The hum of legislative machinery in Washington D.C. often feels a world away from the fast-paced chatter of crypto markets. But sometimes, these two worlds collide with a sudden, decisive jolt. We are seeing just such a moment unfold this week.
- The U.S. Senate is set to vote on the GENIUS Act, a bill aiming to establish clear regulations for stablecoins. This vote could significantly impact the future of digital assets.
- The House of Representatives has its own stablecoin legislation, and the differences between the two bills will require negotiation and compromise to become law.
- President Trump has endorsed stablecoin legislation, signaling strong political support and potentially speeding up the process.
The U.S. Senate has set a date. Next Tuesday, June 17, senators will cast their final votes on the GENIUS Act. This bill, whose full name is the Guiding and Establishing National Innovation for U.S. Stablecoins Act, aims to draw clear lines around stablecoins in the country.
You might wonder what all the fuss is about. Stablecoins are digital currencies designed to hold a steady value, usually pegged to a traditional asset like the U.S. dollar. Think of them as crypto’s calm harbor in a sometimes stormy sea.
The Senate Democrats’ official website posted the schedule last Thursday. It confirmed the June 17 date. The exact time for the vote will be decided by the Majority Leader, working with the Democratic Leader.
So, what does this GENIUS Act actually propose? It wants stablecoins to be fully backed. This means every digital coin should have a U.S. dollar or an equally liquid asset (something easily converted to cash) sitting in a bank account somewhere, ready to cover it.
The bill also asks for annual audits. If a stablecoin issuer manages more than $50 billion in market capitalization (the total value of all their stablecoins in circulation), they would need to open their books once a year. Foreign issuers, those operating outside the U.S., would also face new compliance rules.
This final vote follows a key step taken just last Wednesday. The Senate voted to move the GENIUS Act forward. That vote cleared the path for this upcoming decision, setting the stage for what could be a significant shift.

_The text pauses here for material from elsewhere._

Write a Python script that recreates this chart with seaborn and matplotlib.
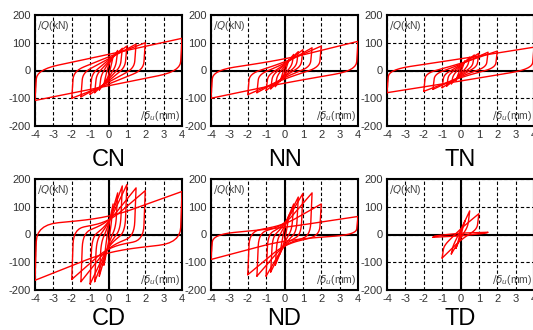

If the GENIUS Act passes the Senate, its journey is not over. It would then move to the House of Representatives for their consideration. And here is where things get interesting, perhaps even a bit tangled.
Two Paths to Regulation
The House has its own stablecoin legislation. It is called the Stablecoin Transparency and Accountability for a Better Ledger Economy Act, or the STABLE Act for short. This bill already moved out of its committee back in May.
So, we have two different bills, one in the Senate and one in the House. They both want to regulate stablecoins, but they disagree on some important points. It is a bit like two chefs trying to make the same dish, but with slightly different recipes.
For instance, they differ on who should regulate stablecoin issuers. Should it be individual states, or the federal government? This is a big question, as it affects how businesses operate across the country.
They also have different ideas about how to oversee foreign issuers. Companies like Tether, a very large stablecoin issuer, operate globally. How the U.S. decides to regulate them could have wide-reaching effects.
For any stablecoin legislation to become law, both the Senate and the House must agree on the same version of the bill. This means they will need to find common ground. It often involves a process of negotiation and compromise.
You might be thinking, why the sudden push for stablecoin rules? Well, there is strong political support. President Donald Trump has publicly endorsed stablecoin legislation. He has even stated his desire to see it passed by August.
This kind of top-level backing can certainly speed things along. It signals a clear intent from the executive branch to bring more clarity to this part of the crypto market.
A Trillion-Dollar Horizon?
The potential impact of clear regulation is not lost on financial leaders. Just earlier this week, Treasury Secretary Scott Bessent shared a rather eye-opening projection. He believes stablecoin legislation could pave the way for the U.S. dollar stablecoin market to grow a great deal.
How much, you ask? Secretary Bessent suggested it could exceed $2 trillion by the end of 2028. That is a truly massive number, especially when you look at where we stand today.
According to CoinGecko data, the current U.S. dollar stablecoin market capitalization sits at about $252 billion. So, Secretary Bessent is talking about an almost tenfold increase in just a few years. It makes you wonder what kind of growth he anticipates.
This projection highlights the perceived value of a regulated stablecoin market. It suggests that with clear rules, more institutions and individuals might feel comfortable using these digital dollars. It could open up a lot of potential.
Imagine the possibilities for cross-border payments or new financial services. A stable, regulated digital dollar could streamline many processes that are currently slow or expensive. It is a vision of efficiency, certainly.
But like any legislative effort, the path is rarely straight. The differences between the Senate and House bills mean there is still work to be done. It is not just a matter of passing one bill; it is about finding a unified approach.
The crypto world, with its constant innovations and occasional wild swings, often feels like it is building new roads while the rulebook is still being written. This upcoming vote on the GENIUS Act is a key chapter in that ongoing story.
We will be watching closely as June 17 arrives. The outcome will tell us much about America’s vision for digital assets, and perhaps, how much more stablecoins might truly grow in the years ahead.